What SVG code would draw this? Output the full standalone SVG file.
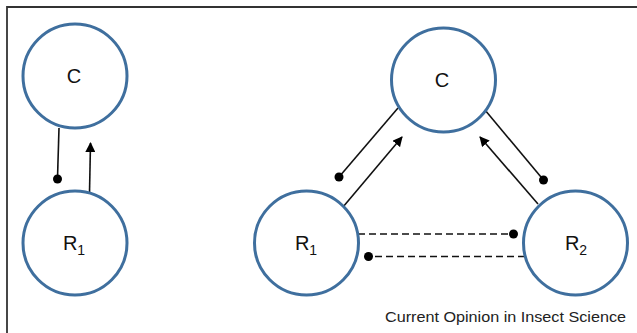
<svg xmlns="http://www.w3.org/2000/svg" width="637" height="333" viewBox="0 0 637 333">
  <style>
    .node circle { fill: #ffffff; stroke: #3f6f9e; stroke-width: 3; }
    .label { font-family: "Liberation Sans", Arial, sans-serif; font-size: 20px; fill: #111111; text-anchor: middle; }
    .sub { font-size: 14px; }
    .edge { stroke: #111111; stroke-width: 1.6; fill: none; }
    .dash { stroke-dasharray: 7 4; }
    .dot { fill: #000000; }
    .caption { font-family: "Liberation Sans", Arial, sans-serif; font-size: 14.5px; fill: #222222; }
  </style>
  <defs>
    <marker id="arrow" viewBox="0 0 10 10" refX="9" refY="5" markerWidth="10" markerHeight="10" markerUnits="userSpaceOnUse" orient="auto">
      <path d="M0,0 L10,5 L0,10 Z" fill="#000000"/>
    </marker>
  </defs>
  <rect width="637" height="333" fill="#ffffff"/>
  <!-- frame: top and left edges only -->
  <path d="M7,333 V7 H637" fill="none" stroke="#333333" stroke-width="1.8"/>

  <g id="connectors">
    <!-- left pair -->
    <line class="edge" x1="59" y1="128" x2="57.5" y2="178"/>
    <circle class="dot" cx="57.5" cy="179" r="4.5"/>
    <line class="edge" x1="89.5" y1="193" x2="90.5" y2="143" marker-end="url(#arrow)"/>
    <!-- C / R1 -->
    <line class="edge" x1="398" y1="108" x2="339" y2="177"/>
    <circle class="dot" cx="339" cy="177" r="4.5"/>
    <line class="edge" x1="343" y1="207" x2="402" y2="137" marker-end="url(#arrow)"/>
    <!-- C / R2 -->
    <line class="edge" x1="538" y1="204" x2="480" y2="137" marker-end="url(#arrow)"/>
    <line class="edge" x1="485" y1="110" x2="543.5" y2="180"/>
    <circle class="dot" cx="543.5" cy="180" r="4.5"/>
    <!-- R1 / R2 -->
    <line class="edge dash" x1="358" y1="234" x2="513" y2="234"/>
    <circle class="dot" cx="513.5" cy="234" r="4.5"/>
    <line class="edge dash" x1="525" y1="256.5" x2="368" y2="256.5"/>
    <circle class="dot" cx="368.5" cy="256.5" r="4.5"/>
  </g>

  <g id="node-C-left" class="node">
    <circle cx="75" cy="76" r="52"/>
    <text class="label" x="74" y="83">C</text>
  </g>
  <g id="node-R1-left" class="node">
    <circle cx="75" cy="243" r="52"/>
    <text class="label" x="74" y="250">R<tspan class="sub" dy="5">1</tspan></text>
  </g>
  <g id="node-C-right" class="node">
    <circle cx="443.5" cy="80" r="52"/>
    <text class="label" x="442" y="87">C</text>
  </g>
  <g id="node-R1-right" class="node">
    <circle cx="306.5" cy="243" r="52"/>
    <text class="label" x="306" y="250">R<tspan class="sub" dy="5">1</tspan></text>
  </g>
  <g id="node-R2" class="node">
    <circle cx="575.5" cy="243" r="52"/>
    <text class="label" x="576" y="250">R<tspan class="sub" dy="5">2</tspan></text>
  </g>

  <text class="caption" x="385" y="322" textLength="241" lengthAdjust="spacingAndGlyphs">Current Opinion in Insect Science</text>
</svg>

::::

Go through the material above and print all of it exactly, except the pictures.

Exercise response –
What SVG code would draw this? Output the full standalone SVG file.
<svg xmlns="http://www.w3.org/2000/svg" width="637" height="333" viewBox="0 0 637 333">
  <style>
    .node circle { fill: #ffffff; stroke: #3f6f9e; stroke-width: 3; }
    .label { font-family: "Liberation Sans", Arial, sans-serif; font-size: 20px; fill: #111111; text-anchor: middle; }
    .sub { font-size: 14px; }
    .edge { stroke: #111111; stroke-width: 1.6; fill: none; }
    .dash { stroke-dasharray: 7 4; }
    .dot { fill: #000000; }
    .caption { font-family: "Liberation Sans", Arial, sans-serif; font-size: 14.5px; fill: #222222; }
  </style>
  <defs>
    <marker id="arrow" viewBox="0 0 10 10" refX="9" refY="5" markerWidth="10" markerHeight="10" markerUnits="userSpaceOnUse" orient="auto">
      <path d="M0,0 L10,5 L0,10 Z" fill="#000000"/>
    </marker>
  </defs>
  <rect width="637" height="333" fill="#ffffff"/>
  <!-- frame: top and left edges only -->
  <path d="M7,333 V7 H637" fill="none" stroke="#333333" stroke-width="1.8"/>

  <g id="connectors">
    <!-- left pair -->
    <line class="edge" x1="59" y1="128" x2="57.5" y2="178"/>
    <circle class="dot" cx="57.5" cy="179" r="4.5"/>
    <line class="edge" x1="89.5" y1="193" x2="90.5" y2="143" marker-end="url(#arrow)"/>
    <!-- C / R1 -->
    <line class="edge" x1="398" y1="108" x2="339" y2="177"/>
    <circle class="dot" cx="339" cy="177" r="4.5"/>
    <line class="edge" x1="343" y1="207" x2="402" y2="137" marker-end="url(#arrow)"/>
    <!-- C / R2 -->
    <line class="edge" x1="538" y1="204" x2="480" y2="137" marker-end="url(#arrow)"/>
    <line class="edge" x1="485" y1="110" x2="543.5" y2="180"/>
    <circle class="dot" cx="543.5" cy="180" r="4.5"/>
    <!-- R1 / R2 -->
    <line class="edge dash" x1="358" y1="234" x2="513" y2="234"/>
    <circle class="dot" cx="513.5" cy="234" r="4.5"/>
    <line class="edge dash" x1="525" y1="256.5" x2="368" y2="256.5"/>
    <circle class="dot" cx="368.5" cy="256.5" r="4.5"/>
  </g>

  <g id="node-C-left" class="node">
    <circle cx="75" cy="76" r="52"/>
    <text class="label" x="74" y="83">C</text>
  </g>
  <g id="node-R1-left" class="node">
    <circle cx="75" cy="243" r="52"/>
    <text class="label" x="74" y="250">R<tspan class="sub" dy="5">1</tspan></text>
  </g>
  <g id="node-C-right" class="node">
    <circle cx="443.5" cy="80" r="52"/>
    <text class="label" x="442" y="87">C</text>
  </g>
  <g id="node-R1-right" class="node">
    <circle cx="306.5" cy="243" r="52"/>
    <text class="label" x="306" y="250">R<tspan class="sub" dy="5">1</tspan></text>
  </g>
  <g id="node-R2" class="node">
    <circle cx="575.5" cy="243" r="52"/>
    <text class="label" x="576" y="250">R<tspan class="sub" dy="5">2</tspan></text>
  </g>

  <text class="caption" x="385" y="322" textLength="241" lengthAdjust="spacingAndGlyphs">Current Opinion in Insect Science</text>
</svg>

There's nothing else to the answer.